For now, I’ll stick to using a simple explanation that I just sent to one of my own athletes who was asking about what I was seeing in her power meter files as of late and if progress was a part of that which I was seeing.
Well, I’ll let you be the judge for yourself by examining this graph that belongs to a client of mine and the following explanation as to how to interpret it and what it means, and hope that you too become a true believer in the power of rest in the process.

Here’s what I was talking about where the training stress model evidences an almost perfect rise to the right.
The pink is the ATL (Acute Training Load) and the Yellow is the TSB (Training Stress Balance), which shows the relationship that the stress from the workouts you do combined with rest affects your overall fitness level as evidenced by your CTL (Chronic Training Load) in blue.
As you can see, there is an inverse relationship between the ATL and the TSB. Whenever you are training, the CTL is high and the TSB is low, meaning you are training which causes fatigue. Each time you do a block of training , the ATL (pink or fatigue level) goes up and the TSB (yellow or your freshness) goes down.
However, the exact opposite is true when you rest, your ATL comes down and your TSB comes up, and this is where you want to be when you’re going into a key event. You are rested (as evidenced by the higher TSB) and fit, (as evidenced by the overall increase in the CTL.

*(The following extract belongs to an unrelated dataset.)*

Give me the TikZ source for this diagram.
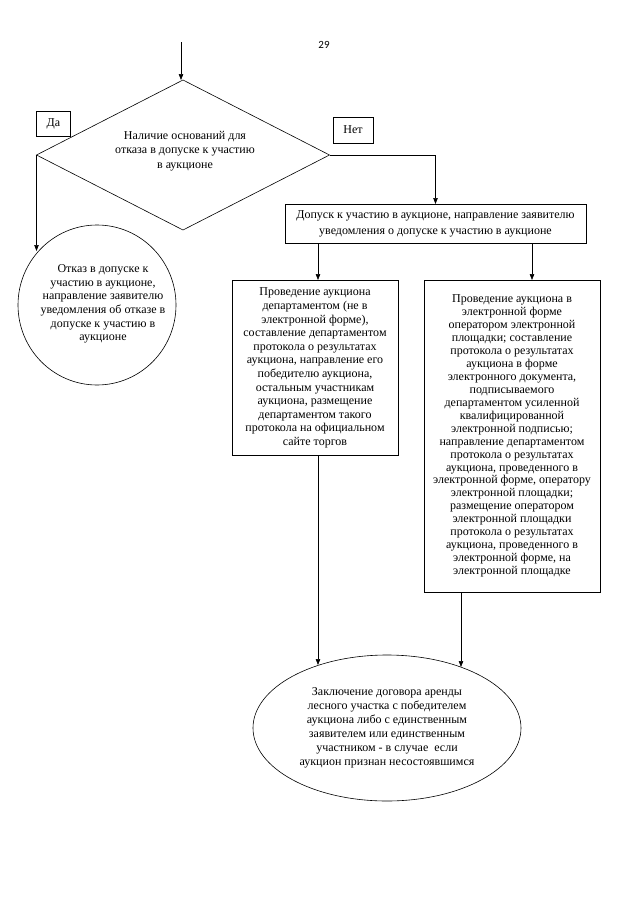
\documentclass[tikz,border=0pt]{standalone}
\usepackage{fontspec}
\setmainfont{Liberation Serif}
\newfontfamily\pagefont{Carlito}
\usetikzlibrary{shapes.geometric,arrows.meta}
\begin{document}
\begin{tikzpicture}[x=1pt,y=1pt,
  every node/.style={inner sep=0pt,outer sep=0pt,line width=0.6pt},
  txt/.style={font=\fontsize{12}{13.6}\selectfont,align=center},
  boxnode/.style={draw,rectangle,txt},
  arr/.style={line width=0.6pt,-{Triangle[length=6pt,width=4.5pt]}},
  ln/.style={line width=0.6pt}]
\useasboundingbox (0,0) rectangle (640,-905);
\node[font=\pagefont\fontsize{11}{13}\selectfont] (pg) at (324,-45) {29};
\node[draw,diamond,minimum width=293pt,minimum height=150pt,txt] (dia) at (183,-155) {};
\node[txt,font=\fontsize{12}{14.5}\selectfont] (diat) at (185,-151) {Наличие оснований для\\отказа в допуске к участию\\в аукционе};
\node[boxnode,minimum width=34pt,minimum height=25pt] (da) at (53.5,-124) {Да};
\node[boxnode,minimum width=40pt,minimum height=26pt] (net) at (353,-130) {Нет};
\node[boxnode,minimum width=301pt,minimum height=39pt,font=\fontsize{12}{16}\selectfont] (dop) at (435.5,-223.5)
  {Допуск к участию в аукционе, направление заявителю\\уведомления о допуске к участию в аукционе};
\node[boxnode,minimum width=166pt,minimum height=175pt] (lb) at (315,-368)
  {Проведение аукциона\\департаментом (не в\\электронной форме),\\составление департаментом\\протокола о результатах\\аукциона, направление его\\победителю аукциона,\\остальным участникам\\аукциона, размещение\\департаментом такого\\протокола на официальном\\сайте торгов};
\node[boxnode,minimum width=176pt,minimum height=312pt,font=\fontsize{12}{12.95}\selectfont] (rb) at (512,-436)
  {Проведение аукциона в\\электронной форме\\оператором электронной\\площадки; составление\\протокола о результатах\\аукциона в форме\\электронного документа,\\подписываемого\\департаментом усиленной\\квалифицированной\\электронной подписью;\\направление департаментом\\протокола о результатах\\аукциона, проведенного в\\электронной форме, оператору\\электронной площадки;\\размещение оператором\\электронной площадки\\протокола о результатах\\аукциона, проведенного в\\электронной форме, на\\электронной площадке};
\node[draw,ellipse,minimum width=158pt,minimum height=160pt] (circ) at (97,-305) {};
\node[txt] (circt) at (103,-304) {Отказ в допуске к\\участию в аукционе,\\направление заявителю\\уведомления об отказе в\\допуске к участию в\\аукционе};
\node[draw,ellipse,minimum width=268pt,minimum height=146pt] (ell) at (387,-728) {};
\node[txt,font=\fontsize{12}{14}\selectfont] (ellt) at (387,-728) {Заключение договора аренды\\лесного участка с победителем\\аукциона либо с единственным\\заявителем или единственным\\участником - в случае\ \ если\\аукцион признан несостоявшимся};
\coordinate (top) at (181,-42);
\coordinate (c1) at (37,-251);
\coordinate (r1) at (532,-280);
\coordinate (l1) at (318,-280);
\coordinate (e1) at (318,-665);
\coordinate (e2) at (461,-667);
\draw[arr] (top) -- (top |- dia.north);
\draw[arr] (dia.west) -- (dia.west |- c1);
\draw[arr] (dia.east) -| (dop.north);
\draw[arr] (dop.south -| l1) -- (l1);
\draw[arr] (dop.south -| r1) -- (r1);
\draw[arr] (lb.south -| e1) -- (e1);
\draw[arr] (rb.south -| e2) -- (e2);
\end{tikzpicture}
\end{document}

This is the ultimate explanation for that age old saying that we only get stronger when we rest and that “training only creates the potential for fitness, resting realizes is”. –Andy Coggan
Until people see it here as evidenced by the numbers, they say that they understand it, but only intellectually. It’s not until they really see it that they really get it and then feel a heck of a lot better about those active recovery spins and days off.
The level and shape of the CTL (chronic training load or cumulative fitness that results from resting and racing) is the direct result of the type and amount of training we do as well as the type and amount of resting that we do.

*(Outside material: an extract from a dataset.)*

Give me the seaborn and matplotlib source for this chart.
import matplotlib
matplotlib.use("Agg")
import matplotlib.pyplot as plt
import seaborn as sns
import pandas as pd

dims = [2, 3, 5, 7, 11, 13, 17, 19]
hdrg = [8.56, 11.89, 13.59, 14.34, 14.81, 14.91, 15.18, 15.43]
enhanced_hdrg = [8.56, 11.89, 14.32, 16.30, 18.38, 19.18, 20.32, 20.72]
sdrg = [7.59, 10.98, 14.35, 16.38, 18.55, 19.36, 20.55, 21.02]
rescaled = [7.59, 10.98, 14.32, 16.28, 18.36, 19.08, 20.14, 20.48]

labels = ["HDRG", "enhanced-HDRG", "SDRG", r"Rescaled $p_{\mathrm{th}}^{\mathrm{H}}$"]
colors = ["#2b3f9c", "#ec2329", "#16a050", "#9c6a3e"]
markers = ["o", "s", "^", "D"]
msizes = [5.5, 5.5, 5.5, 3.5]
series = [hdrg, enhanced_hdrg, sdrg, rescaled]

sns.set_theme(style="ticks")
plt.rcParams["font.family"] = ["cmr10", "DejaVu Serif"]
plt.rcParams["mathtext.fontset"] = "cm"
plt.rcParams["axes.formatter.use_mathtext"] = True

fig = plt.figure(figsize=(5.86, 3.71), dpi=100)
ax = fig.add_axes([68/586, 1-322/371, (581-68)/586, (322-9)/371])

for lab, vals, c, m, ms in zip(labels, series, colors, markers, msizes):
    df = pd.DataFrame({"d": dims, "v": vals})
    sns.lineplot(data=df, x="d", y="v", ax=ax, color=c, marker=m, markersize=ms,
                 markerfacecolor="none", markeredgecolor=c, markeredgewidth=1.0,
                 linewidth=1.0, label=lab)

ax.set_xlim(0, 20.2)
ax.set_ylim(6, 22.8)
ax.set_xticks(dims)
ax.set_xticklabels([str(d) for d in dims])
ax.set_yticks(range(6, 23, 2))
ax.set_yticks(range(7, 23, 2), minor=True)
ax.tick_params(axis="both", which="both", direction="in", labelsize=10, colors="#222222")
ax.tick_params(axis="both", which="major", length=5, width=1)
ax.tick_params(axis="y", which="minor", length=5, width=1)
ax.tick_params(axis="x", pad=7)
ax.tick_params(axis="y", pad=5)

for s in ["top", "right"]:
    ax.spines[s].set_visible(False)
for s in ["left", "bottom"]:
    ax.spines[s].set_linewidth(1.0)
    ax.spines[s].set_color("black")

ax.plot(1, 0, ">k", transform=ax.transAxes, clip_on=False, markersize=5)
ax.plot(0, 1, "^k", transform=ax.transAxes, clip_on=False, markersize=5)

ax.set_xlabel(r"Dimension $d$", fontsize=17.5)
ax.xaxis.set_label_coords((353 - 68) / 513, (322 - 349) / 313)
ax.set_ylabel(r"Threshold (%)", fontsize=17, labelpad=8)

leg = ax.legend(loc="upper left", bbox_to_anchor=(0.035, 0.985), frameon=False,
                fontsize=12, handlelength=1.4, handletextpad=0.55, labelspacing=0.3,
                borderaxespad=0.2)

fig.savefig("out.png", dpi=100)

As you can see, you have been in a continuous linear increase overall to the right all year which is, of course, by design.:-)
What typically happens around the time we start racing and doing shorter, harder workouts is that the CTL starts to level out and sometimes drop a bit, which isn’t something to worry about. It just means that we are turning your fitness into another form, which is usually speed and power and if the CTL continued to raise indefinitely, then you’d always be tired and never be able to truly tap into the fitness you have built for yourself.
I hope this sheds some light on things for anyone who happens to read this post as it certainly did for me the first time that Hunter Allen eagerly and excitedly showed it to me long before it showed up in their baby, which is no what’s referred to as WKO+.
While I believe that the most exciting and powerful changes occur within the heart and the mind, I’m as big a numbers geek as anyone, and knowing the numbers is a fundamental part of working with athletes today no matter how you slice it. I just prefer them when they slice nicely!